* The records *
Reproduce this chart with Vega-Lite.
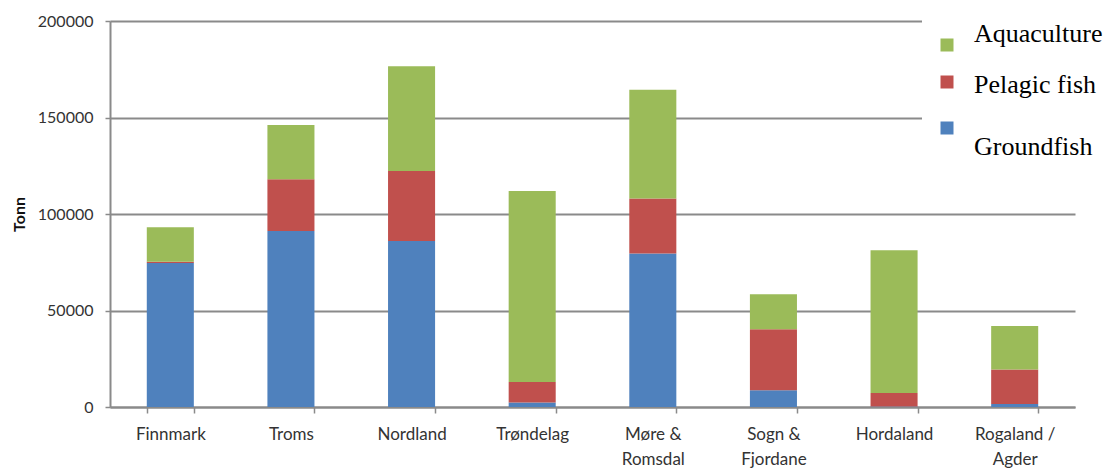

---

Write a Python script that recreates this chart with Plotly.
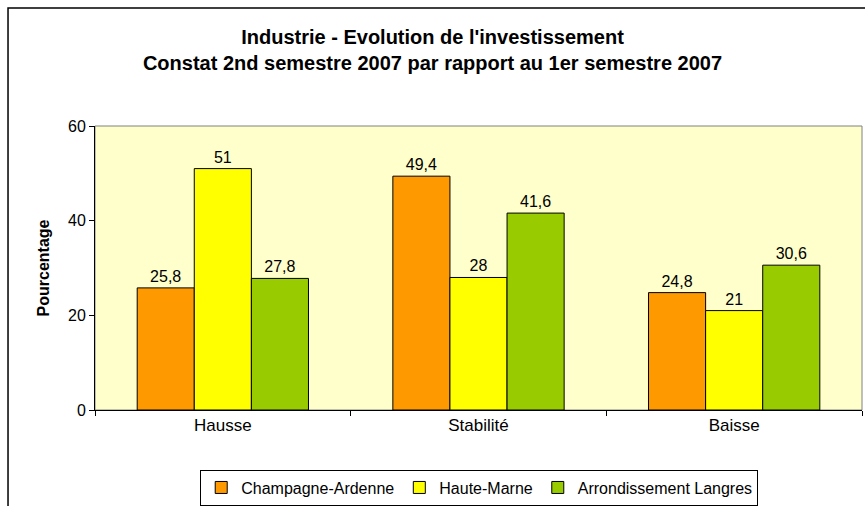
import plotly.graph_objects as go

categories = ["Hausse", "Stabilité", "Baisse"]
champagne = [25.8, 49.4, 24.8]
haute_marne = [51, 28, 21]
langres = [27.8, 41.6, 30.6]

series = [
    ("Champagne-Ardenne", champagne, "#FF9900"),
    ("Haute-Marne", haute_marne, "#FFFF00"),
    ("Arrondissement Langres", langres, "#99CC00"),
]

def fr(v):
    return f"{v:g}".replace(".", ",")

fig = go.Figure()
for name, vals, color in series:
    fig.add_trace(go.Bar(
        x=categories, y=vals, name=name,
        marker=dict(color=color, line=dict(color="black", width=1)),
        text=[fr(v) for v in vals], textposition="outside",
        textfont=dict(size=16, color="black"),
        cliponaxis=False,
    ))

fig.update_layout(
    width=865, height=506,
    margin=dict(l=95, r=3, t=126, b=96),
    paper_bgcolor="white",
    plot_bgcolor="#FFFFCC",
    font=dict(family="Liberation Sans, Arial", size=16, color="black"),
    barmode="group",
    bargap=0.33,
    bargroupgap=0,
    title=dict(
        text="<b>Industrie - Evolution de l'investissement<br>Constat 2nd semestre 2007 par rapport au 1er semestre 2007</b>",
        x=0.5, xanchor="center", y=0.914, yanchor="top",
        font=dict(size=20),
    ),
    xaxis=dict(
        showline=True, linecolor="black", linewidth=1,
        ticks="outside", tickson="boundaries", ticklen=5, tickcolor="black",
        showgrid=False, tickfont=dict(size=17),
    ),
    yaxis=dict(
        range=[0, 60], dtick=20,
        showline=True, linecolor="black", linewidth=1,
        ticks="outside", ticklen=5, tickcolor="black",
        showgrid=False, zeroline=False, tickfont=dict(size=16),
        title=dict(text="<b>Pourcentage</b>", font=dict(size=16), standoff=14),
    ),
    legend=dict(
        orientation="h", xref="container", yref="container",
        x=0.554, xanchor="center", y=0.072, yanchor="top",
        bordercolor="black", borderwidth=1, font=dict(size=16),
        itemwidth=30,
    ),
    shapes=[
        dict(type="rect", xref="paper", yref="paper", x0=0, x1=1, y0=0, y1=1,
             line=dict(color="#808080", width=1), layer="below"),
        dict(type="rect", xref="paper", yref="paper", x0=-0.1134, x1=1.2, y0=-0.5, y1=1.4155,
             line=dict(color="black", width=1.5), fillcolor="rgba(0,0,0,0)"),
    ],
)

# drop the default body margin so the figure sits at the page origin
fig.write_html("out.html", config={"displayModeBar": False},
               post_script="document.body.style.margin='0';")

* The request *
Collect each line containing the string "chart".

* Response below *
Reproduce this chart with Vega-Lite.
Write a Python script that recreates this chart with Plotly.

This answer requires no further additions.